Requiring YouTubers To Give Positive Reviews For Access To Games Can't Work As A Long Term Strategy
from the outta-the-bag dept
We’ve written before about the recent trend among video game publishers in trading access for YouTube personalities to their games and positive coverage. Nintendo had been the most notable example of this to date, but they certainly aren’t alone. This most recent example concerns Warner Bros.’ Middle-earth: Shadow of Mordor and the deals the publisher struck with YouTubers, which are far more restrictive than those we’ve seen previously.
“Videos will promote positive sentiment about the game. Videos must not show bugs or glitches that may exist. Maximize awareness for the Shadow of Mordor video game during the ‘Week of Vengeance’ through gameplay content, key brand messaging, and information and talent usage on Twitch channels. Persuade viewers to purchase game, catch the attention of casual and core gamers who already know and love Middle-earth. Requirements involve one livestream, one YouTube video, and one Facebook post/tweet in support of the videos. Videos will have a strong verbal call to action, a clickable link in the description box for the viewer to go to the game’s website to learn more about the game [and] to learn how to register and play the game. Twitch stream videos will have five calls to action. Videos will be of sufficient length to feature gameplay and build excitement.”

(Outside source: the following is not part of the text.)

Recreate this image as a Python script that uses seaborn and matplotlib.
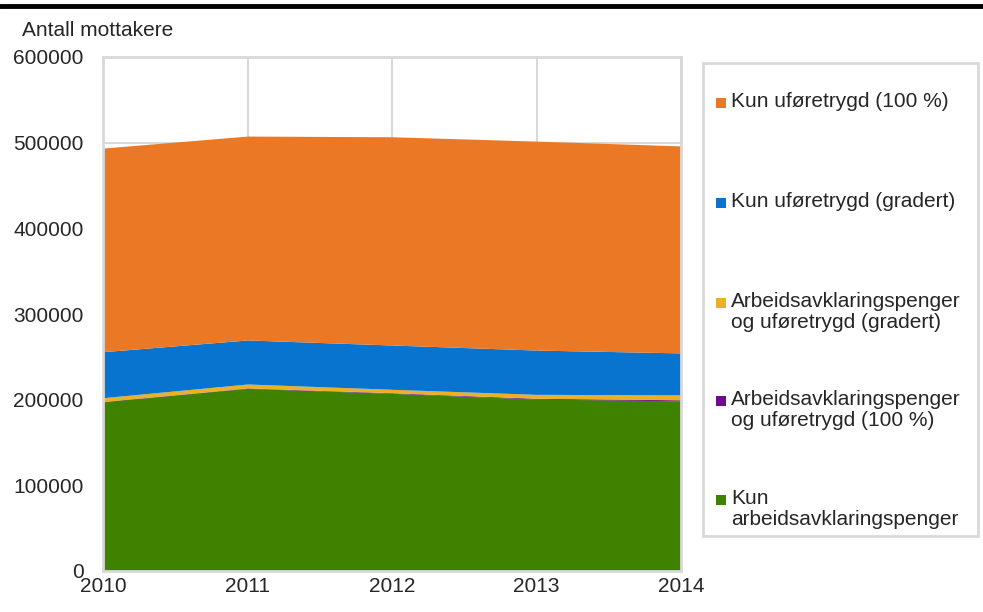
import pandas as pd
import seaborn as sns
import matplotlib.pyplot as plt
from matplotlib.patches import Rectangle
from matplotlib.lines import Line2D

# data
years = [2010, 2011, 2012, 2013, 2014]
kun_ufore_100 = [237700, 238000, 243100, 243900, 241600]
kun_ufore_gradert = [53700, 51400, 51700, 51700, 49000]
aap_ufore_gradert = [4400, 4600, 4000, 4600, 5800]
aap_ufore_100 = [300, 500, 700, 900, 1100]
kun_aap = [197600, 213200, 207400, 200700, 198700]

labels = ["Kun uføretrygd (100 %)",
          "Kun uføretrygd (gradert)",
          "Arbeidsavklaringspenger\nog uføretrygd (gradert)",
          "Arbeidsavklaringspenger\nog uføretrygd (100 %)",
          "Kun\narbeidsavklaringspenger"]
colors = ["#EB7825", "#0874CF", "#EBB023", "#6E0A8E", "#3E8200"]
yticks = [0, 100000, 200000, 300000, 400000, 500000, 600000]

series = [kun_ufore_100, kun_ufore_gradert, aap_ufore_gradert, aap_ufore_100, kun_aap]
rows = []
for lab, vals in zip(labels, series):
    for yr, v in zip(years, vals):
        rows.append({"year": yr, "value": v, "group": lab})
df = pd.DataFrame(rows)

sns.set_style("white")
plt.rcParams['font.family'] = ['Liberation Sans', 'DejaVu Sans']
plt.rcParams['font.size'] = 15

W, H = 983, 612
fig = plt.figure(figsize=(W/100, H/100), dpi=100)
ax = fig.add_axes([103/W, 1-571/H, (681-103)/W, (571-57)/H])

# first hue level ends up on top of the stack
sns.histplot(data=df, x="year", weights="value", hue="group", hue_order=labels,
             palette=colors, multiple="stack", element="poly", discrete=True,
             fill=True, alpha=1, linewidth=0, legend=False, ax=ax, zorder=2)

ax.set_xlim(2010, 2014)
ax.set_ylim(0, 600000)
ax.set_xticks(years)
ax.set_xticklabels([str(y) for y in years])
ax.set_yticks(yticks)
ax.set_yticklabels([str(t) for t in yticks])
ax.set_xlabel("")
ax.set_ylabel("")
ax.grid(True, color="#d9d9d9", linewidth=1.5)
ax.set_axisbelow(True)
ax.tick_params(axis="y", length=0, pad=14, labelsize=15)
ax.tick_params(axis="x", length=0, pad=4, labelsize=15)
for sp in ax.spines.values():
    sp.set_color("#d9d9d9")
    sp.set_linewidth(2)

fig.text(22/W, 1-31/H, "Antall mottakere", fontsize=15, va="center", ha="left")
fig.add_artist(Line2D([0, 1], [1-6/H, 1-6/H], color="black", linewidth=3.5,
                      transform=fig.transFigure))

# legend box drawn by hand so the entries are spaced like the original
fig.add_artist(Rectangle((703/W, 1-536/H), (978-703)/W, (536-63)/H,
                         transform=fig.transFigure, facecolor="white",
                         edgecolor="#d9d9d9", linewidth=2))
first_line_y = [103, 203, 303, 401, 500]
for lab, col, yy in zip(labels, colors, first_line_y):
    fig.add_artist(Rectangle((716/W, 1-(yy+5)/H), 10/W, 10/H,
                             transform=fig.transFigure, facecolor=col,
                             edgecolor="none"))
    fig.text(731/W, 1-(yy-11)/H, lab, fontsize=15, va="top", ha="left",
             linespacing=1.12)

fig.savefig("out.png", dpi=100)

“Videos must include discussion of the Nemesis System. This really should take up the bulk of the focus, such as how different the orcs are, how vivid their personality and dialogue are, gathering intel and domination abilities, exploiting their strengths and weaknesses. Videos must include discussion of the action and combat that takes place within the game, such as brutal finishers, execution moves, and wraith powers. The company has final approval on the YouTube video… at least 48 hours before any video goes live.”
Now, look, there’s been a great deal of discussion as of late about the evils of the current gaming journalism scene, yet here’s the shining example of corruption and nobody’s up in arms. I can’t quite figure that out. What these publishers are doing is creating a sub-section of the YouTuber ecosystem that will be first to market with reviews of gaming products but also in chorus with one another in heaping praise as a contractual obligation. Delightful. The Kotaku article says that this is an uncomfortable, systemic, and long-term problem. It isn’t, and here’s why: it can only work for a tiny period of time.
And that period of time is coming to an end. Now that these deals are coming into the light with more regular frequency, they are only serving to condition the public to one thing: not trusting positive reviews of games. It’s the inevitable result of this sort of thing. If the gaming public knows that you have these deals, they’ll almost certainly decide not to trust positive YouTuber reviews of games. The negative reviews, on the other hand, certainly will be trustworthy. So, in the end, gamers will only have negative reviews to base decisions on when it comes to the games they buy. That ain’t no way to run an industry.
It’s time the major publishers wised up to this sort of thing. Any short-term benefit is going to be far outweighed by the long-term distrust they’re sowing.